● **RAW DATA**
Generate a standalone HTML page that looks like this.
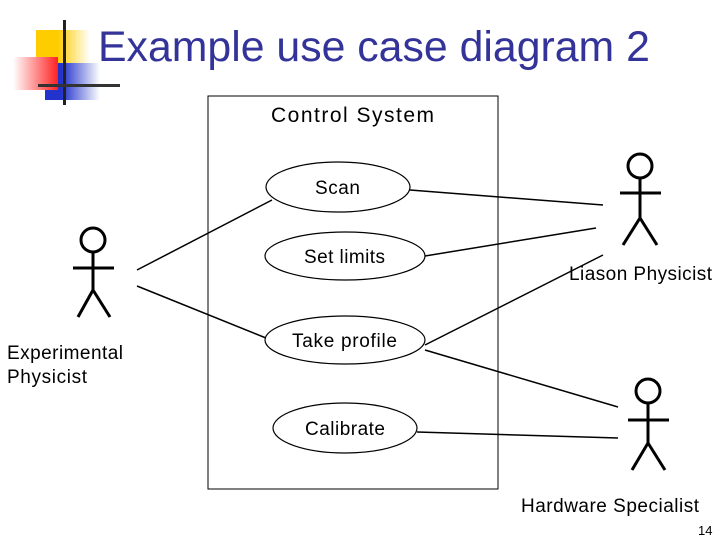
<!DOCTYPE html>
<html><head><style>
body{margin:0;width:720px;height:540px;background:#fff;position:relative;overflow:hidden;font-family:"Liberation Sans",sans-serif}
.a{position:absolute}
</style></head><body>
<div class="a" style="left:36px;top:30px;width:54px;height:40px;background:linear-gradient(to right,#fc0 40%,#fff)"></div>
<div class="a" style="left:45px;top:63px;width:55px;height:37px;background:linear-gradient(to right,#2233cc 30%,#fff)"></div>
<div class="a" style="left:13px;top:57px;width:45px;height:33px;background:linear-gradient(to left,#f22,#fff)"></div>
<div class="a" style="left:63px;top:20px;width:3px;height:85px;background:#222"></div>
<div class="a" style="left:38px;top:84px;width:82px;height:3px;background:#333"></div>
<div class="a" style="left:98px;top:23px;font-size:42.8px;color:#333399;white-space:nowrap">Example use case diagram 2</div>
<svg class="a" style="left:0;top:0" width="720" height="540" font-family="Liberation Sans, sans-serif" font-size="19">
<rect x="208" y="96" width="290" height="393" fill="none" stroke="#000" stroke-width="1"/>
<text x="271" y="122" font-size="21" textLength="163">Control System</text>
<g fill="#fff" stroke="#000" stroke-width="1.2">
<ellipse cx="338" cy="187" rx="72" ry="25"/>
<ellipse cx="345" cy="256" rx="80" ry="24"/>
<ellipse cx="345" cy="340" rx="80" ry="24"/>
<ellipse cx="345" cy="428" rx="72" ry="25"/>
</g>
<text x="315" y="194" textLength="45">Scan</text>
<text x="304" y="263" textLength="81">Set limits</text>
<text x="292" y="347" textLength="105">Take profile</text>
<text x="305" y="435" textLength="80">Calibrate</text>
<g stroke="#000" stroke-width="1.5" fill="none">
<line x1="137" y1="270" x2="272" y2="200"/>
<line x1="137" y1="286" x2="266" y2="338"/>
<line x1="410" y1="190" x2="603" y2="205"/>
<line x1="425" y1="256" x2="596" y2="228"/>
<line x1="425" y1="345" x2="603" y2="255"/>
<line x1="425" y1="350" x2="618" y2="407"/>
<line x1="417" y1="432" x2="618" y2="438"/>
<circle cx="93" cy="240" r="12" stroke-width="3"/>
<path d="M93 252V290M73 268H114M93 290L78 317M93 290L110 317" stroke-width="3"/>
<circle cx="640" cy="166" r="12" stroke-width="3"/>
<path d="M640 178V218M620 193H661M640 218L623 245M640 218L657 245" stroke-width="3"/>
<circle cx="648" cy="391" r="12" stroke-width="3"/>
<path d="M648 403V443M628 420H669M648 443L632 470M648 443L665 470" stroke-width="3"/>
</g>
<text x="569" y="280" textLength="143">Liason Physicist</text>
<text x="7" y="359" textLength="116">Experimental</text>
<text x="7" y="383" textLength="80">Physicist</text>
<text x="521" y="512" textLength="178">Hardware Specialist</text>
<text x="698" y="535" font-size="13">14</text>
</svg>
</body></html>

● **PROBLEM TO SOLVE**
All of the material above needs to be restated exactly, with no pictures.

● **SOLUTION FOR THIS PROBLEM**
Generate a standalone HTML page that looks like this.
<!DOCTYPE html>
<html><head><style>
body{margin:0;width:720px;height:540px;background:#fff;position:relative;overflow:hidden;font-family:"Liberation Sans",sans-serif}
.a{position:absolute}
</style></head><body>
<div class="a" style="left:36px;top:30px;width:54px;height:40px;background:linear-gradient(to right,#fc0 40%,#fff)"></div>
<div class="a" style="left:45px;top:63px;width:55px;height:37px;background:linear-gradient(to right,#2233cc 30%,#fff)"></div>
<div class="a" style="left:13px;top:57px;width:45px;height:33px;background:linear-gradient(to left,#f22,#fff)"></div>
<div class="a" style="left:63px;top:20px;width:3px;height:85px;background:#222"></div>
<div class="a" style="left:38px;top:84px;width:82px;height:3px;background:#333"></div>
<div class="a" style="left:98px;top:23px;font-size:42.8px;color:#333399;white-space:nowrap">Example use case diagram 2</div>
<svg class="a" style="left:0;top:0" width="720" height="540" font-family="Liberation Sans, sans-serif" font-size="19">
<rect x="208" y="96" width="290" height="393" fill="none" stroke="#000" stroke-width="1"/>
<text x="271" y="122" font-size="21" textLength="163">Control System</text>
<g fill="#fff" stroke="#000" stroke-width="1.2">
<ellipse cx="338" cy="187" rx="72" ry="25"/>
<ellipse cx="345" cy="256" rx="80" ry="24"/>
<ellipse cx="345" cy="340" rx="80" ry="24"/>
<ellipse cx="345" cy="428" rx="72" ry="25"/>
</g>
<text x="315" y="194" textLength="45">Scan</text>
<text x="304" y="263" textLength="81">Set limits</text>
<text x="292" y="347" textLength="105">Take profile</text>
<text x="305" y="435" textLength="80">Calibrate</text>
<g stroke="#000" stroke-width="1.5" fill="none">
<line x1="137" y1="270" x2="272" y2="200"/>
<line x1="137" y1="286" x2="266" y2="338"/>
<line x1="410" y1="190" x2="603" y2="205"/>
<line x1="425" y1="256" x2="596" y2="228"/>
<line x1="425" y1="345" x2="603" y2="255"/>
<line x1="425" y1="350" x2="618" y2="407"/>
<line x1="417" y1="432" x2="618" y2="438"/>
<circle cx="93" cy="240" r="12" stroke-width="3"/>
<path d="M93 252V290M73 268H114M93 290L78 317M93 290L110 317" stroke-width="3"/>
<circle cx="640" cy="166" r="12" stroke-width="3"/>
<path d="M640 178V218M620 193H661M640 218L623 245M640 218L657 245" stroke-width="3"/>
<circle cx="648" cy="391" r="12" stroke-width="3"/>
<path d="M648 403V443M628 420H669M648 443L632 470M648 443L665 470" stroke-width="3"/>
</g>
<text x="569" y="280" textLength="143">Liason Physicist</text>
<text x="7" y="359" textLength="116">Experimental</text>
<text x="7" y="383" textLength="80">Physicist</text>
<text x="521" y="512" textLength="178">Hardware Specialist</text>
<text x="698" y="535" font-size="13">14</text>
</svg>
</body></html>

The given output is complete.